What about you and your family secrets? How will you handle them?

A Family Theme

I’ve been thinking about family themes since reading an article called “A Family Theme, a Family Secret” by K.L.Cook that appeared in Glimmer Train in 2008.

Family themes. Family legacies. Family myths, stories and secrets. Hot topics for exploration in a memoir. Sometimes we get different messages from each side of the family.

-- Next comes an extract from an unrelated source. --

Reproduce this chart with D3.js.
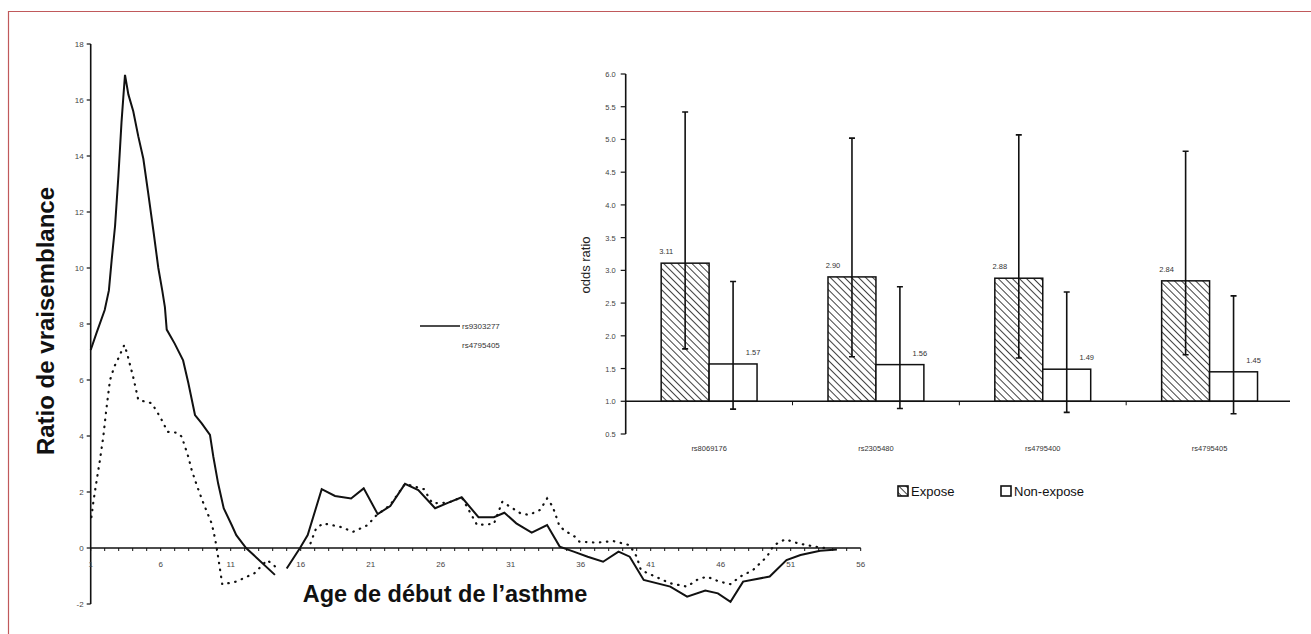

I try to unravel the threads first from my mother’s side. Her legacies came to us over the years more by example than verbally.

1. Work hard
2. Take care of the men and children
3. Go to school: enjoy learning
4. Look on the bright side
5. Always offer a visitor a cup of tea
6. Listen to people and try to understand them
7. Act like a lady
8. Set a good example (for younger siblings, friends’ children, cousins)
9. Save your money in secure term investments


Like Garrison Keillor’s Lake Woebegon “where all the women are strong, all the men are good-looking, and all the children are above average”, in my mother’s family, “women were strong”, the men were good–looking, but mostly “dreamers” in some way. Women were the glue that kept the family together. Men tried, some harder than others, but often stumbled. Women kept going, supported each other, their children and their husbands; some, only until they no longer could, others for the duration.

“We were poor, but smart and good-looking” was another theme that we heard. The implication was that you could make something of your life in spite of your humble roots. No excuses were permitted. The riches of Canada could be yours if you worked hard. After all, wasn’t that why our ancestors left their homeland?

On Dad’s side the picture was dimmer. His parents remained in his village in Ukraine after he emigrated to Canada at the age of 16. He remembered his mother as “perfect” and his father an “autocrat” he hardly knew, and didn’t get along with. It was hard to detect a theme amongst the small number of cousins I met when growing up here in Ontario.

Dad’s family legacy is revealed in his advice to us:

1. Go to school. Get an education.
2. Work hard
3. Be loyal and take care of your family (including neighbours and people from your village)
4. Tell the truth, even if it hurts
5. You’ll have to live with the choices you make
6. Pick your friends carefully
7. Help your mother.
8. Exercise your freedom and vote. (or “wote” as he would say with his accent)
9. Drink in moderation
10. Shovel the walk
11. Plant a garden and fruit trees
12. Look after your roses
13. Don’t skimp on quality: shoes, clothes or furniture


These themes were the underpinnings of our lives when we were growing up and contributed to our values, emotional lives, dreams and anxieties. I’ll continue with this “theme” in the next post.

What were the predominant themes in your family?